THE REQUEST | Everything from the first line of the data below through the line that contains "(c4a) -- (c4b);" should be written out exactly, please, and nothing more; the pictures stay out.
** begin **
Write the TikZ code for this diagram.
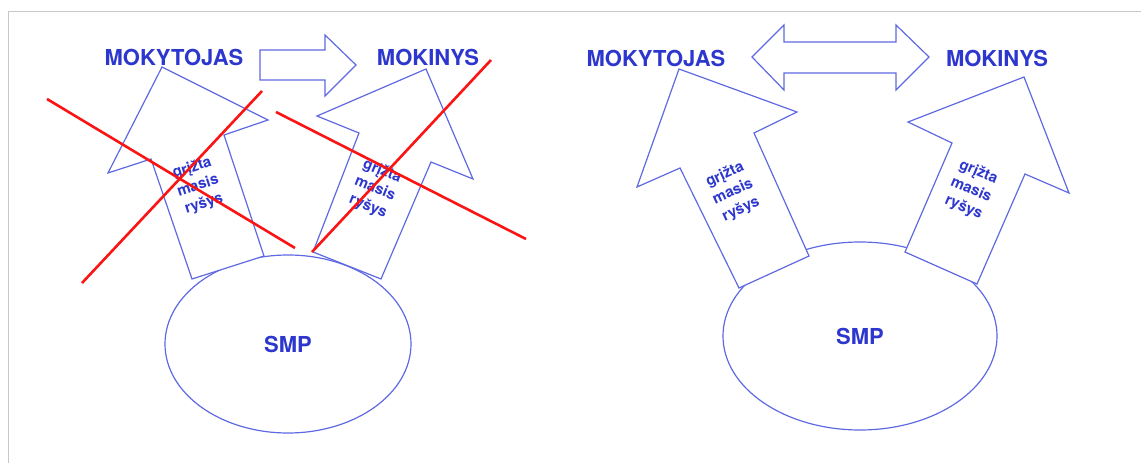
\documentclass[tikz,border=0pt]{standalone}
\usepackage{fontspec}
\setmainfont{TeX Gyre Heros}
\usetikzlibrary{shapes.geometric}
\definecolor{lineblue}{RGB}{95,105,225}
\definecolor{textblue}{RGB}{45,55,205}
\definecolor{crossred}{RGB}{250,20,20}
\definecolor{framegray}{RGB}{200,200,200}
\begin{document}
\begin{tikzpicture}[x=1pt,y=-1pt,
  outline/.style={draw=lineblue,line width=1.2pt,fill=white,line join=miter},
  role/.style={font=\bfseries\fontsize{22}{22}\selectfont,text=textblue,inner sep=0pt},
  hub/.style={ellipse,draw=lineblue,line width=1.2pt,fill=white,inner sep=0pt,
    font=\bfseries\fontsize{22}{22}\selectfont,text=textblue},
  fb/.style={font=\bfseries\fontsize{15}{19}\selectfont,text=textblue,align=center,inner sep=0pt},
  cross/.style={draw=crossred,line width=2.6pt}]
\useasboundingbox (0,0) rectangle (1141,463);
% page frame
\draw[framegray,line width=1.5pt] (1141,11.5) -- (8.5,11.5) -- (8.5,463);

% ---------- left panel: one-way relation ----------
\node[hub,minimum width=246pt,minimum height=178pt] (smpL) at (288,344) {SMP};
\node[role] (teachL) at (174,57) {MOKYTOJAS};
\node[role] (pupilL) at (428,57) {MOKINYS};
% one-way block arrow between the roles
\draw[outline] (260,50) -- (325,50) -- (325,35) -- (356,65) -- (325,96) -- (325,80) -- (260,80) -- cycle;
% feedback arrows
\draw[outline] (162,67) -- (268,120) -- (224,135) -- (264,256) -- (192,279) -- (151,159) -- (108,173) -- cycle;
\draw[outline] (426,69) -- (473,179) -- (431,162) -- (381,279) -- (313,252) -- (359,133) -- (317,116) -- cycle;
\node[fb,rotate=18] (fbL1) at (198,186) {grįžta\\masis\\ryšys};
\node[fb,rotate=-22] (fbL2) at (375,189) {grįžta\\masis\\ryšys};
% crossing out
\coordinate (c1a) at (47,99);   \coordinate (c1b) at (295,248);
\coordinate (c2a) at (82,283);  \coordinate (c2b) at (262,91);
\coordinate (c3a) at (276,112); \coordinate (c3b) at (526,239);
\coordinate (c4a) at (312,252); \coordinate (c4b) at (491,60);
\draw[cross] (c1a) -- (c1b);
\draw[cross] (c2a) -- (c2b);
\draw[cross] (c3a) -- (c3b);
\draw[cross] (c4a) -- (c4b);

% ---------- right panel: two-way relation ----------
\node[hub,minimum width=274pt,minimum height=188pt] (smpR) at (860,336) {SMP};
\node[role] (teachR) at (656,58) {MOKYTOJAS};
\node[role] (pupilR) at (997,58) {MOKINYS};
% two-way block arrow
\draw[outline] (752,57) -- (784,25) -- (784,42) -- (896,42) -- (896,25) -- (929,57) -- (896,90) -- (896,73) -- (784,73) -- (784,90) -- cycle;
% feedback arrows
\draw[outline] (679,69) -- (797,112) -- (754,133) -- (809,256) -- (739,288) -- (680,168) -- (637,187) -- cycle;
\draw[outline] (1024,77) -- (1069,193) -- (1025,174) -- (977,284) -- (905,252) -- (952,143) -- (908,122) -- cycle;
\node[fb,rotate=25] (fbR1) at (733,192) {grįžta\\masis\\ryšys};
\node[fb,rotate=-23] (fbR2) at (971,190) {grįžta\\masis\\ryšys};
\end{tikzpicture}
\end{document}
** end **
REPLY TO THE TASK |
Write the TikZ code for this diagram.
\documentclass[tikz,border=0pt]{standalone}
\usepackage{fontspec}
\setmainfont{TeX Gyre Heros}
\usetikzlibrary{shapes.geometric}
\definecolor{lineblue}{RGB}{95,105,225}
\definecolor{textblue}{RGB}{45,55,205}
\definecolor{crossred}{RGB}{250,20,20}
\definecolor{framegray}{RGB}{200,200,200}
\begin{document}
\begin{tikzpicture}[x=1pt,y=-1pt,
  outline/.style={draw=lineblue,line width=1.2pt,fill=white,line join=miter},
  role/.style={font=\bfseries\fontsize{22}{22}\selectfont,text=textblue,inner sep=0pt},
  hub/.style={ellipse,draw=lineblue,line width=1.2pt,fill=white,inner sep=0pt,
    font=\bfseries\fontsize{22}{22}\selectfont,text=textblue},
  fb/.style={font=\bfseries\fontsize{15}{19}\selectfont,text=textblue,align=center,inner sep=0pt},
  cross/.style={draw=crossred,line width=2.6pt}]
\useasboundingbox (0,0) rectangle (1141,463);
% page frame
\draw[framegray,line width=1.5pt] (1141,11.5) -- (8.5,11.5) -- (8.5,463);

% ---------- left panel: one-way relation ----------
\node[hub,minimum width=246pt,minimum height=178pt] (smpL) at (288,344) {SMP};
\node[role] (teachL) at (174,57) {MOKYTOJAS};
\node[role] (pupilL) at (428,57) {MOKINYS};
% one-way block arrow between the roles
\draw[outline] (260,50) -- (325,50) -- (325,35) -- (356,65) -- (325,96) -- (325,80) -- (260,80) -- cycle;
% feedback arrows
\draw[outline] (162,67) -- (268,120) -- (224,135) -- (264,256) -- (192,279) -- (151,159) -- (108,173) -- cycle;
\draw[outline] (426,69) -- (473,179) -- (431,162) -- (381,279) -- (313,252) -- (359,133) -- (317,116) -- cycle;
\node[fb,rotate=18] (fbL1) at (198,186) {grįžta\\masis\\ryšys};
\node[fb,rotate=-22] (fbL2) at (375,189) {grįžta\\masis\\ryšys};
% crossing out
\coordinate (c1a) at (47,99);   \coordinate (c1b) at (295,248);
\coordinate (c2a) at (82,283);  \coordinate (c2b) at (262,91);
\coordinate (c3a) at (276,112); \coordinate (c3b) at (526,239);
\coordinate (c4a) at (312,252); \coordinate (c4b) at (491,60);
\draw[cross] (c1a) -- (c1b);
\draw[cross] (c2a) -- (c2b);
\draw[cross] (c3a) -- (c3b);
\draw[cross] (c4a) -- (c4b);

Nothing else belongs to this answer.